Why they are required. When the op-amp output switches or amplifies a transient, it draws a brief surge of current from the supply. If the supply wiring has any inductance (which it always does), this surge creates a momentary voltage dip on the supply rail. A capacitor placed near the IC absorbs the surge locally, preventing the dip from propagating through the supply and coupling into the input through PSRR. Without decoupling capacitors, op-amp circuits at these frequencies often oscillate or produce distorted outputs that are difficult to explain.
Placement. Insert the capacitors in breadboard rows immediately adjacent to pins 8 and 4. Use one capacitor from pin 8 to the nearest ground rail and one from pin 4 to the nearest ground rail. This is shown in Figure B.1.
B.4 M2K Power Supply Configuration
The ADALM2000 provides two programmable DC supply outputs: $V^+$ (positive rail) and $V^-$ (negative rail), both adjustable from the Scopy power supply panel.
- Open Scopy and navigate to the Power Supply tab.
- Enable $V^+$ and set it to $+5$ V. Enable $V^-$ and set it to $-5$ V. Enable the output.
- Connect the M2K $V^+$ terminal to LMC662 pin 8 rail via a red wire.
- Connect the M2K $V^-$ terminal to the LMC662 pin 4 rail via a black wire.
- Connect the M2K GND terminal to the breadboard ground rail via a green wire.

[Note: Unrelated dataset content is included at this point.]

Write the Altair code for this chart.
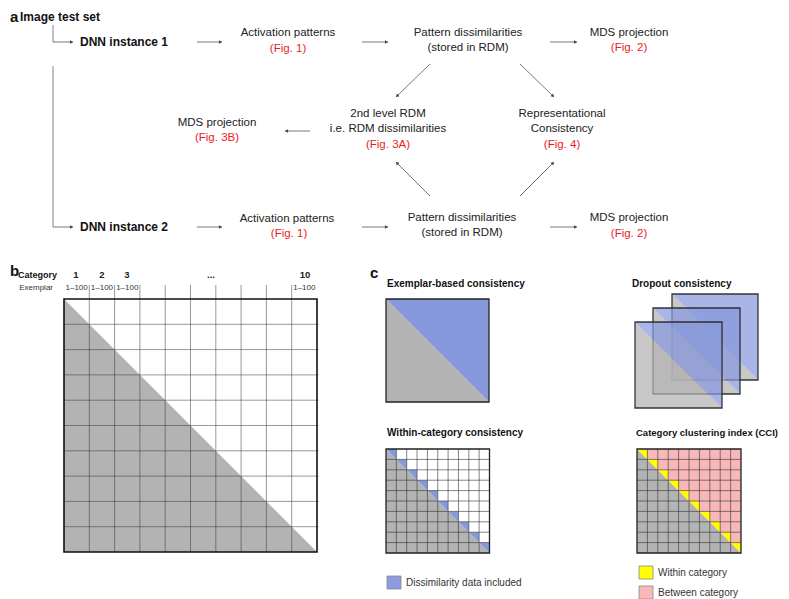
import math
import altair as alt
import pandas as pd

# ---------------- data ----------------
# Panel a: flow-chart labels
a_head_text = ["Image test set", "DNN instance 1", "DNN instance 2"]
a_head_x = [20, 80, 80]
a_head_y = [17, 42, 227]

a_node_text = ["Activation patterns", "Pattern dissimilarities", "(stored in RDM)", "MDS projection",
               "2nd level RDM", "i.e. RDM dissimilarities", "Representational", "Consistency",
               "MDS projection",
               "Activation patterns", "Pattern dissimilarities", "(stored in RDM)", "MDS projection"]
a_node_x = [288, 468, 468, 629, 388, 388, 562, 562, 217, 287, 462, 462, 629]
a_node_y = [33, 33, 48, 33, 114, 129, 114, 129, 123, 219, 218, 233, 218]

a_ref_text = ["(Fig. 1)", "(Fig. 2)", "(Fig. 3A)", "(Fig. 4)", "(Fig. 3B)", "(Fig. 1)", "(Fig. 2)"]
a_ref_x = [288, 629, 388, 562, 217, 289, 629]
a_ref_y = [49, 48, 145, 145, 138, 234, 234]

# plain connector lines
line_x1 = [53, 53]
line_y1 = [25, 66]
line_x2 = [53, 53]
line_y2 = [42, 227]

# arrows (tail -> head)
arr_x1 = [53, 197, 362, 550, 430, 520, 310, 430, 520, 53, 197, 362, 550]
arr_y1 = [42, 42, 42, 42, 64, 64, 131, 196, 196, 227, 227, 227, 227]
arr_x2 = [73, 222, 388, 577, 396, 554, 285, 396, 554, 73, 222, 388, 577]
arr_y2 = [42, 42, 42, 42, 97, 97, 131, 162, 162, 227, 227, 227, 227]

# Panel letters
letters = ["a", "b", "c"]
letter_x = [10, 10, 370]
letter_y = [17, 271, 273]

# Panel b: RDM layout
b_categories = ["1", "2", "3", "...", "10"]
b_category_x = [76, 102, 127, 211, 305]
b_exemplar_cols = [0, 1, 2, 9]
b_exemplar_label = "1–100"
n_cells = 10
b_box = (64, 317, 299, 552)

# Panel c
c_titles = ["Exemplar-based consistency", "Dropout consistency",
            "Within-category consistency"]
c_title_x = [387, 632, 387]
c_title_y = [284, 284, 433]
cci_title = "Category clustering index (CCI)"

exemplar_box = (386, 489, 299, 402)
dropout_boxes = [(672, 758, 294, 380), (653, 740, 308, 394), (635, 722, 322, 408)]
within_box = (386, 489.5, 449, 553)
cci_box = (637, 741, 449, 553)

legend_labels = ["Dissimilarity data included", "Within category", "Between category"]
legend_colors = ["#8a9be0", "#ffff00", "#f8b8ba"]
legend_box_x = [387, 639, 639]
legend_box_y = [576, 566, 586]

GRAY = "#b3b3b3"
BLUE = "#8799dd"
PINK = "#f8b8ba"
YELLOW = "#ffff00"
RED = "#ea1c24"
INK = "#222222"

# ---------------- scales ----------------
W, H = 773, 591
X0, Y0 = 8, 8
xs = alt.Scale(domain=[X0, X0 + W], nice=False, zero=False)
ys = alt.Scale(domain=[Y0, Y0 + H], nice=False, zero=False, reverse=True)
FONT = "Liberation Sans"


def X(f="x"):
    return alt.X(f"{f}:Q", scale=xs, axis=None)


def Y(f="y"):
    return alt.Y(f"{f}:Q", scale=ys, axis=None, stack=None)


def text_layer(texts, xs_, ys_, size, weight="normal", align="center", color=INK):
    df = pd.DataFrame({"t": texts, "x": xs_, "y": ys_})
    return alt.Chart(df).mark_text(fontSize=size, fontWeight=weight, align=align,
                                   baseline="middle", color=color, font=FONT).encode(
        x=X(), y=Y(), text="t:N")


def rule_layer(rows, color, width=1.0, opacity=1.0):
    df = pd.DataFrame(rows, columns=["x", "y", "x2", "y2"])
    return alt.Chart(df).mark_rule(color=color, strokeWidth=width, opacity=opacity).encode(
        x=X(), y=Y(), x2=alt.X2("x2:Q"), y2=alt.Y2("y2:Q"))


def tri_rows(box, kind, gid):
    x0, x1, y0, y1 = box
    if kind == "lower":
        return [(gid, x0, y0, y1), (gid, x1, y1, y1)]
    return [(gid, x0, y0, y0), (gid, x1, y0, y1)]


def area_layer(rows, color, opacity=1.0):
    df = pd.DataFrame(rows, columns=["id", "x", "y", "y2"])
    return alt.Chart(df).mark_area(color=color, opacity=opacity, interpolate="linear",
                                   orient="vertical").encode(
        x=X(), y=Y(), y2=alt.Y2("y2:Q"), detail="id:N")


def border_layer(boxes, color="#222222", width=1.2, opacity=1.0):
    df = pd.DataFrame(boxes, columns=["x", "x2", "y", "y2"])
    return alt.Chart(df).mark_rect(filled=False, stroke=color, strokeWidth=width,
                                   strokeOpacity=opacity).encode(
        x=X(), x2=alt.X2("x2:Q"), y=Y(), y2=alt.Y2("y2:Q"))


def rect_layer(boxes, colors, stroke="#888888"):
    df = pd.DataFrame(boxes, columns=["x", "x2", "y", "y2"])
    df["c"] = colors
    return alt.Chart(df).mark_rect(stroke=stroke, strokeWidth=0.8).encode(
        x=X(), x2=alt.X2("x2:Q"), y=Y(), y2=alt.Y2("y2:Q"),
        color=alt.Color("c:N", scale=None))


def grid_rows(box, n, extend_top=0.0, extend_right=0.0):
    x0, x1, y0, y1 = box
    cw = (x1 - x0) / n
    ch = (y1 - y0) / n
    rows = []
    for k in range(1, n):
        rows.append((x0 + k * cw, y0 - extend_top, x0 + k * cw, y1))
        rows.append((x0, y0 + k * ch, x1 + extend_right, y0 + k * ch))
    return rows


def diag_cells(box, n):
    x0, x1, y0, y1 = box
    cw = (x1 - x0) / n
    ch = (y1 - y0) / n
    rows = []
    for i in range(n):
        rows += tri_rows((x0 + i * cw, x0 + (i + 1) * cw, y0 + i * ch, y0 + (i + 1) * ch),
                         "upper", f"d{i}")
    return rows


layers = []

# ---------------- panel a ----------------
layers.append(rule_layer(list(zip(line_x1, line_y1, line_x2, line_y2)), "#777777", 0.9))
layers.append(rule_layer(list(zip(arr_x1, arr_y1, arr_x2, arr_y2)), "#555555", 0.8))
heads = []
for x1, y1, x2, y2 in zip(arr_x1, arr_y1, arr_x2, arr_y2):
    dx, dy = x2 - x1, y2 - y1
    L = math.hypot(dx, dy)
    ang = math.degrees(math.atan2(dx, -dy)) % 360
    heads.append({"x": x2 - 2 * dx / L, "y": y2 - 2 * dy / L, "ang": ang})
layers.append(alt.Chart(pd.DataFrame(heads)).mark_point(
    shape="triangle", filled=True, size=14, color="#444444", opacity=1).encode(
    x=X(), y=Y(), angle=alt.Angle("ang:Q", scale=None)))

layers.append(text_layer(a_head_text, a_head_x, a_head_y, 12, "bold", "left", "#111111"))
layers.append(text_layer(a_node_text, a_node_x, a_node_y, 11.5))
layers.append(text_layer(a_ref_text, a_ref_x, a_ref_y, 11.5, color=RED))
layers.append(text_layer(letters, letter_x, letter_y, 15, "bold", "left", "#111111"))

# ---------------- panel b ----------------
bx0, bx1, by0, by1 = b_box
bcw = (bx1 - bx0) / n_cells
layers.append(area_layer(tri_rows(b_box, "lower", "b"), GRAY))
layers.append(rule_layer(grid_rows(b_box, n_cells, extend_top=14, extend_right=1.5), "#333333", 1.0, 0.5))
layers.append(border_layer([b_box], "#111111", 1.6))
layers.append(text_layer(["Category"], [57], [275], 9, "bold", "right", "#111111"))
layers.append(text_layer(b_categories, b_category_x, [275] * len(b_categories), 9.5, "bold"))
layers.append(text_layer(["Exemplar"], [53], [288], 8, align="right", color="#333333"))
layers.append(text_layer([b_exemplar_label] * len(b_exemplar_cols),
                         [bx0 + (c + 0.5) * bcw for c in b_exemplar_cols],
                         [288] * len(b_exemplar_cols), 8, color="#333333"))

# ---------------- panel c ----------------
layers.append(text_layer(c_titles, c_title_x, c_title_y, 10, "bold", "left", "#111111"))
layers.append(text_layer([cci_title], [636], [433], 9.5, "bold", "left", "#111111"))

# exemplar-based
layers.append(area_layer(tri_rows(exemplar_box, "lower", "e"), GRAY))
layers.append(area_layer(tri_rows(exemplar_box, "upper", "e"), BLUE))
layers.append(border_layer([exemplar_box], "#222222", 1.3))

# dropout (back to front)
for i, box in enumerate(dropout_boxes):
    layers.append(area_layer(tri_rows(box, "lower", f"g{i}"), GRAY, 0.72))
    layers.append(area_layer(tri_rows(box, "upper", f"u{i}"), BLUE, 0.72))
    layers.append(border_layer([box], "#222222", 1.3, 0.9))

# within-category
layers.append(area_layer(tri_rows(within_box, "lower", "w"), GRAY))
layers.append(area_layer(diag_cells(within_box, n_cells), BLUE))
layers.append(rule_layer(grid_rows(within_box, n_cells), "#333333", 0.8, 0.75))
layers.append(border_layer([within_box], "#222222", 1.3))

# CCI
layers.append(area_layer(tri_rows(cci_box, "lower", "cg"), GRAY))
layers.append(area_layer(tri_rows(cci_box, "upper", "cp"), PINK))
layers.append(area_layer(diag_cells(cci_box, n_cells), YELLOW))
layers.append(rule_layer(grid_rows(cci_box, n_cells), "#333333", 0.8, 0.75))
layers.append(border_layer([cci_box], "#222222", 1.3))

# legends
layers.append(rect_layer([(x, x + 14, y, y + 13) for x, y in zip(legend_box_x, legend_box_y)],
                         legend_colors))
layers.append(text_layer(legend_labels, [x + 19 for x in legend_box_x],
                         [y + 7 for y in legend_box_y], 10, align="left", color="#333333"))

chart = alt.layer(*layers).properties(
    width=W, height=H, padding=0, autosize=alt.AutoSizeParams(type="none")
).configure_view(stroke=None)

chart.save("out.html", embed_options={"renderer": "svg", "actions": False})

All circuit grounds (M2K oscilloscope GND, signal generator GND, and the breadboard GND rail) must share this connection.
WARNING
Verify supply voltages with the M2K voltmeter before connecting any signal to the circuit. Confirm $+5$ V at pin 8 and $-5$ V at pin 4 with respect to the ground rail. Do not proceed to Experiment 2 until these readings are confirmed and the TA has checked off your power connections.